I'm twenty two years old and in college. I have a friend with a great grade point average (better than mine) and is well liked and very put together, but there is just one problem she stays at the bar. It started innocently enough we went out and had drinks to celebrate. In the space of a few months it turned into a nightly thing for her. Without us she would head out around 11:00pm and sometimes didn't come home at all. When she didn't come home for a few nights in a row it became obvious that someone should say something. I talked to her and she threw the most basic logic in my face. Her GPA is perfect, she's had no complaints from anyone else on her behavior and she has never driven drunk. She also stated that I am not her mother and she is allowed to do as she pleases unless she becomes a threat to herself or others. Did I mention she is a psychology major? Although I didn't like what she said or how she said it, I somewhat agreed-Who was I to judge her? I asked a few friends and they agreed with her as well. Again I asked myself who am I to refute an accepted type of behavior? I am no saint and although I adhere from drinking most of the time I've had drinks before.

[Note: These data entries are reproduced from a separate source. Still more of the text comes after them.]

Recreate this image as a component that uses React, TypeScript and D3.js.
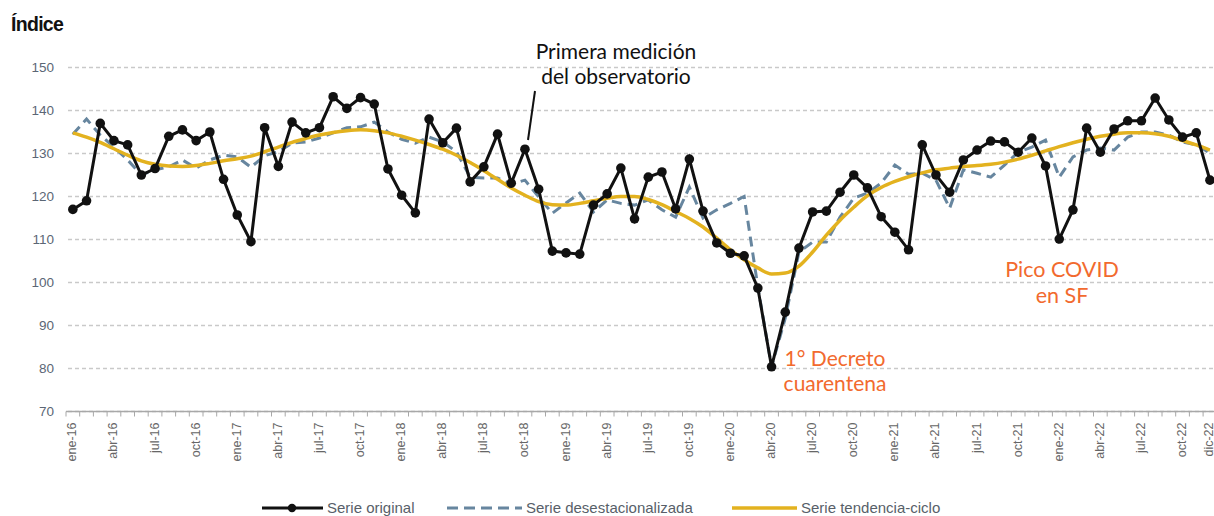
import React from 'react';
import * as d3 from 'd3';

const MONTHS = ['ene', 'feb', 'mar', 'abr', 'may', 'jun', 'jul', 'ago', 'sep', 'oct', 'nov', 'dic'];
const YEARS = ['16', '17', '18', '19', '20', '21', '22'];
const categories = YEARS.flatMap(y => MONTHS.map(m => `${m}-${y}`));

// Serie original
const original = [
  117, 119, 137, 133, 132, 125, 126.5, 134, 135.5, 133, 135, 124,
  115.7, 109.5, 136, 127, 137.3, 134.8, 136, 143.2, 140.5, 143, 141.5, 126.4,
  120.3, 116.2, 138, 132.5, 135.9, 123.4, 126.9, 134.5, 123.1, 131, 121.7, 107.3,
  106.9, 106.6, 118, 120.6, 126.6, 114.8, 124.5, 125.7, 117.1, 128.7, 116.6, 109.2,
  106.8, 106.2, 98.7, 80.4, 93.1, 108, 116.4, 116.6, 121, 125, 122, 115.3,
  111.7, 107.6, 132, 125, 121, 128.5, 130.8, 132.9, 132.7, 130.3, 133.6, 127.1,
  110.1, 116.9, 135.9, 130.3, 135.7, 137.6, 137.6, 142.9, 137.8, 133.8, 134.8, 123.8,
];

// Serie desestacionalizada
const desest = [
  134.5, 138, 134.3, 131.5, 128.5, 125, 126.2, 126.9, 128.5, 126.6, 128.5, 129.6,
  129.2, 126.8, 129.5, 130.4, 132.4, 132.7, 133.6, 134.8, 136, 136.2, 137.3, 135,
  133.3, 132.4, 133.8, 132.7, 130.4, 124.5, 124.3, 124.3, 122.9, 123.8, 119.9, 116.1,
  118.5, 120.8, 116.4, 119.2, 118.4, 118, 119.2, 116.9, 115.2, 122.2, 115, 116.9,
  118.4, 120, 99, 80.4, 91.7, 107.1, 109.4, 109.4, 115.2, 119.6, 120.8, 123.1,
  127.3, 125.2, 125.4, 123.8, 117.3, 126.2, 125.4, 124.5, 127.3, 130.3, 131.5, 133.1,
  124.5, 129.2, 130.8, 131.3, 130.8, 133.8, 135, 135, 134.3, 132.7, 132, 130.1,
];

// Serie tendencia-ciclo
const tendencia = [
  134.8, 133.8, 132.6, 131.1, 129.6, 128.3, 127.5, 127.1, 127, 127.2, 127.7, 128.3,
  128.8, 129.4, 130.4, 131.5, 132.6, 133.5, 134.3, 134.9, 135.3, 135.5, 135.3, 134.8,
  134, 133.1, 132.1, 131, 129.6, 127.9, 126, 124, 122, 120.3, 118.8, 118.1,
  118, 118.4, 119, 119.6, 120, 120, 119.3, 118.1, 116.5, 114.9, 112.9, 110.3,
  107.6, 105.3, 103.4, 102, 102.2, 103.8, 107.1, 111, 114.5, 117.5, 120.2, 122.1,
  123.5, 124.6, 125.5, 126.2, 126.6, 127, 127.2, 127.5, 128, 128.7, 129.6, 130.6,
  131.6, 132.5, 133.3, 134, 134.5, 134.8, 134.8, 134.6, 134, 133, 132, 130.8,
];

const yTicks = [70, 80, 90, 100, 110, 120, 130, 140, 150];

const W = 1214;
const H = 516;
const LEFT = 66;
const RIGHT = 1216.8;
const TOP_Y = 67.5;
const BOT_Y = 411.5;

const SANS = '"Liberation Sans", Arial, sans-serif';
const LATO = 'Lato, "Open Sans", sans-serif';

export default function App() {
  const x = d3.scaleBand<string>().domain(categories).range([LEFT, RIGHT]).paddingInner(0).paddingOuter(0);
  const y = d3.scaleLinear().domain([70, 150]).range([BOT_Y, TOP_Y]);
  const cx = (i: number) => (x(categories[i]) ?? 0) + x.bandwidth() / 2;

  const straight = d3.line<number>().x((_, i) => cx(i)).y(d => y(d));
  const smooth = d3.line<number>().x((_, i) => cx(i)).y(d => y(d)).curve(d3.curveMonotoneX);

  const labelIdx = categories.map((_, i) => i).filter(i => i % 3 === 0 || i === categories.length - 1);

  return (
    <div style={{ position: 'absolute', left: 0, top: 0 }}>
      <svg width={W} height={H} style={{ display: 'block', background: '#fff' }}>
        <text x={11} y={31} fontFamily={SANS} fontWeight="bold" fontSize={19.5} fill="#111" letterSpacing={-0.7}>Índice</text>

        {yTicks.map(t => (
          <g key={t}>
            <line x1={68} x2={W} y1={y(t)} y2={y(t)} stroke="#c9c9c9" strokeWidth={1.3} strokeDasharray="4 3" />
            <text x={54} y={y(t)} dy="0.35em" textAnchor="end" fontFamily={SANS} fontSize={13.5} fill="#5b6675">{t}</text>
          </g>
        ))}

        <line x1={LEFT} x2={W} y1={BOT_Y} y2={BOT_Y} stroke="#a8a8a8" strokeWidth={1.5} />
        {categories.map((c, i) => (
          <line key={c} x1={x(c)} x2={x(c)} y1={BOT_Y} y2={BOT_Y + 5} stroke="#a8a8a8" strokeWidth={1} />
        ))}
        {labelIdx.map(i => (
          <text key={i} transform={`translate(${Math.min(cx(i) + 3.5, W - 1.5)},${BOT_Y + 11}) rotate(-90)`} textAnchor="end"
            fontFamily={SANS} fontSize={12.5} fill="#666">{categories[i]}</text>
        ))}

        <path d={straight(desest) ?? ''} fill="none" stroke="#67869f" strokeWidth={3} strokeDasharray="10 6" />
        <path d={smooth(tendencia) ?? ''} fill="none" stroke="#e3b21f" strokeWidth={3.5} />
        <path d={straight(original) ?? ''} fill="none" stroke="#111" strokeWidth={3} />
        {original.map((v, i) => (
          <circle key={i} cx={cx(i)} cy={y(v)} r={4.8} fill="#111" />
        ))}

        {/* anotaciones */}
        <line x1={535} y1={91} x2={528} y2={140} stroke="#111" strokeWidth={2} />
        <text x={616} y={59} textAnchor="middle" fontFamily={LATO} fontSize={21} fill="#111">Primera medición</text>
        <text x={616} y={84} textAnchor="middle" fontFamily={LATO} fontSize={21} fill="#111">del observatorio</text>

        <text x={835} y={366} textAnchor="middle" fontFamily={LATO} fontSize={21} fill="#f26a2e">1° Decreto</text>
        <text x={835} y={391} textAnchor="middle" fontFamily={LATO} fontSize={21} fill="#f26a2e">cuarentena</text>

        <text x={1062} y={277} textAnchor="middle" fontFamily={LATO} fontSize={21.5} fill="#f26a2e">Pico COVID</text>
        <text x={1062} y={303} textAnchor="middle" fontFamily={LATO} fontSize={21.5} fill="#f26a2e">en SF</text>

        {/* leyenda */}
        <g fontFamily={SANS} fontSize={15} fill="#585f69">
          <line x1={262} x2={323} y1={508} y2={508} stroke="#111" strokeWidth={3} />
          <circle cx={292} cy={508} r={4.2} fill="#111" />
          <text x={327} y={513}>Serie original</text>
          <line x1={447} x2={522} y1={508} y2={508} stroke="#67869f" strokeWidth={3} strokeDasharray="11 6" />
          <text x={526} y={513}>Serie desestacionalizada</text>
          <line x1={732} x2={797} y1={508} y2={508} stroke="#e3b21f" strokeWidth={3.5} />
          <text x={801} y={513}>Serie tendencia-ciclo</text>
        </g>
      </svg>
    </div>
  );
}
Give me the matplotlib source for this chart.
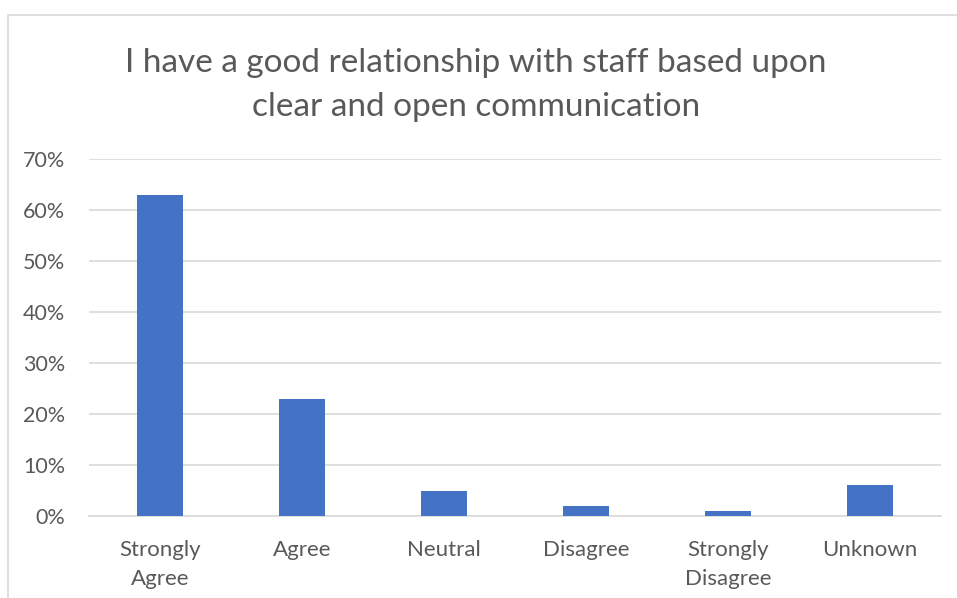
import matplotlib.pyplot as plt
import numpy as np
from matplotlib.patches import Rectangle
from matplotlib.ticker import FuncFormatter

categories = ['Strongly\nAgree', 'Agree', 'Neutral', 'Disagree', 'Strongly\nDisagree', 'Unknown']
shares = [63, 23, 5, 2, 1, 6]
y_ticks = [0, 10, 20, 30, 40, 50, 60, 70]
title = 'I have a good relationship with staff based upon\nclear and open communication'

text_color = '#595959'
grid_color = '#D9D9D9'
bar_color = '#4472C4'

plt.rcParams['font.family'] = ['Lato', 'DejaVu Sans']

fig = plt.figure(figsize=(9.57, 5.98), dpi=100)
# chart area border (only top and left edges visible in the crop)
fig.add_artist(Rectangle((8 / 957, -0.1), 1.2, 1 - 15 / 598 + 0.1, transform=fig.transFigure,
                         fill=False, edgecolor=grid_color, linewidth=1.2))

ax = fig.add_axes([89 / 957, 1 - 516 / 598, (941 - 89) / 957, (516 - 159) / 598])
x = np.arange(len(categories))
ax.bar(x, shares, width=0.32, color=bar_color, zorder=3)

ax.set_xlim(-0.5, len(categories) - 0.5)
ax.set_ylim(0, 70)
ax.set_yticks(y_ticks)
ax.yaxis.set_major_formatter(FuncFormatter(lambda v, p: '{:.0f}%'.format(v)))
ax.set_xticks(x)
ax.set_xticklabels(categories, linespacing=1.6)
ax.grid(axis='y', color=grid_color, linewidth=1.2, zorder=0)
for side in ['top', 'right', 'left']:
    ax.spines[side].set_visible(False)
ax.spines['bottom'].set_color(grid_color)
ax.spines['bottom'].set_linewidth(1.2)
ax.tick_params(axis='both', length=0, colors=text_color)
ax.tick_params(axis='x', pad=17, labelsize=16)
ax.tick_params(axis='y', pad=17, labelsize=15.5)

fig.text(0.497, 1 - 85 / 598, title, ha='center', va='center', fontsize=24,
         color=text_color, linespacing=1.55)

plt.savefig('out.png', dpi=100)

My belief is that an addiction no matter how small it is can be a problem. Like a bad rash if left untreated it can end in some horrifying results. No matter if no one has advised you that you have a problem, most of us (at least the rational ones) realize there is something wrong. Does she still drink? Yes. No matter what I said she had made her point and was sticking to it. If she doesn't get help at some point this ugly habit will be a full blown addiction for her (although I believe it is already). Although I don't want to be the nag someone has to be. So I ask you (I do ask a lot of questionsdon't I?) are willing to be the nag?